Chest CT and reverse transcriptase-polymerase chain reaction assays for diagnosing COVID-19 (search done on 3 April 2020)

Added July 16, 2020

Citation: Kim H, Hong H, Yoon SH. Diagnostic performance of CT and reverse transcriptase-polymerase chain reaction for coronavirus disease 2019: a meta-analysis. Radiology. 2020 Apr 17:201343.

What is this? Various methods have been suggested for the diagnosis of COVID-19, including chest computed tomography (CT) scans and reverse transcriptase-polymerase chain reaction (RT-PCR) assays.

In this systematic review and meta-analysis, the authors searched for studies on chest CT scans or RT-PCR assays as diagnostic tests for COVID-19. They restricted their search to articles published between 1 December 2019 and 16 March 2020 and did the search on 3 April 2020. They included 68 articles.

What was found: At the time of this review, the included studies showed that the positive predictive value (PPV) of RT-PCR assays was >10 times higher than that of chest CT scans in countries with a low prevalence (<10%) of COVID-19; and that chest CT scans and RT-PCR assays both had high negative predictive values (NPV).

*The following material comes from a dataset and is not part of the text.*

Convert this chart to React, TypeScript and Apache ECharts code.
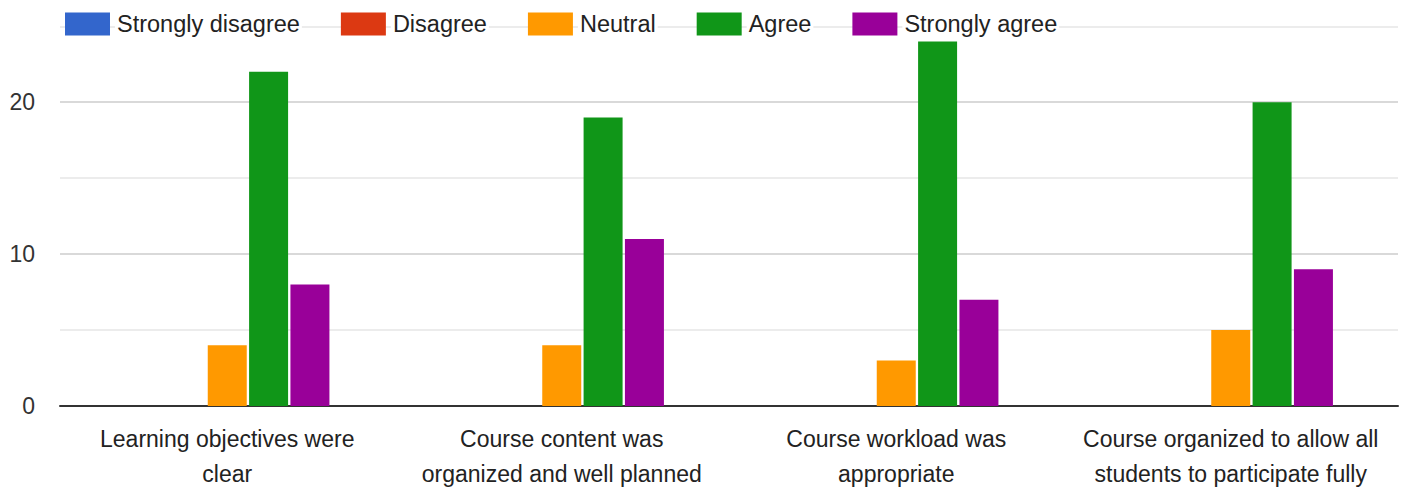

At the time of this review, the included studies gave pooled sensitivity and specificity of chest CT scans for COVID-19 diagnosis of 94% and 37%, respectively.

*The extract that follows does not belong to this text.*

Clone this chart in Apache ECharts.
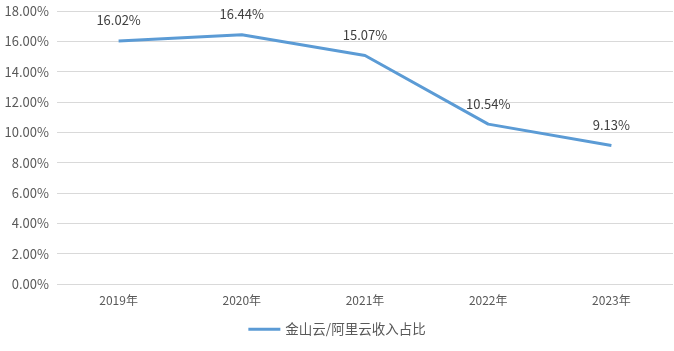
<!DOCTYPE html>
<html><head><meta charset="utf-8">
<script src="https://cdn.jsdelivr.net/npm/echarts@6/dist/echarts.min.js"></script>
<style>html,body{margin:0;padding:0;background:#fff}#c{width:674px;height:351px}</style>
</head><body><div id="c"></div>
<script>
const categories = ['2019年','2020年','2021年','2022年','2023年'];
const seriesName = '金山云/阿里云收入占比';
const values = [16.02, 16.44, 15.07, 10.54, 9.13];
const font = '"Microsoft YaHei","Noto Sans CJK SC","Liberation Sans",sans-serif';
const chart = echarts.init(document.getElementById('c'));
chart.setOption({
  animation:false,
  backgroundColor:'#fff',
  grid:{left:57,right:1,top:11,bottom:67,containLabel:false},
  legend:{bottom:10,left:'center',itemWidth:32,itemHeight:3,icon:'rect',itemGap:10,
    textStyle:{fontFamily:font,fontSize:13.5,color:'#595959'},data:[seriesName]},
  xAxis:{type:'category',data:categories,boundaryGap:true,
    axisLine:{show:false},axisTick:{show:false},
    axisLabel:{fontFamily:font,fontSize:12,color:'#595959',margin:10}},
  yAxis:{type:'value',min:0,max:18,interval:2,
    axisLabel:{fontFamily:font,fontSize:13,color:'#595959',margin:8,formatter:v=>v.toFixed(2)+'%'},
    splitLine:{lineStyle:{color:'#d9d9d9',width:1}},axisLine:{show:false},axisTick:{show:false}},
  series:[{name:seriesName,type:'line',data:values,symbol:'circle',symbolSize:0.1,showSymbol:true,
    lineStyle:{color:'#5B9BD5',width:3},itemStyle:{color:'#5B9BD5'},
    label:{show:true,position:'top',distance:14,fontFamily:font,fontSize:13,color:'#404040',
      formatter:p=>p.value.toFixed(2)+'%'}}]
});
</script></body></html>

At the time of this review, the included studies gave a pooled sensitivity of RT-PCR assays for COVID-19 diagnosis of 89%.

 

Disclaimer: This summary has been written by staff and volunteers of Evidence Aid in order to make the content of the original document accessible to decision makers who are searching for the available evidence on the coronavirus (COVID-19) but may not have the time, initially, to read the original report in full. This summary is not intended as a substitute for the medical advice of physicians, other health workers, professional associations, guideline developers, or national governments and international agencies. If readers of this summary think that the evidence that is presented within it is relevant to their decision-making they should refer to the content and details of the original article, and the advice and guidelines offered by other sources of expertise, before making decisions. Evidence Aid cannot be held responsible for any decisions made about the coronavirus (COVID-19) on the basis of this summary alone.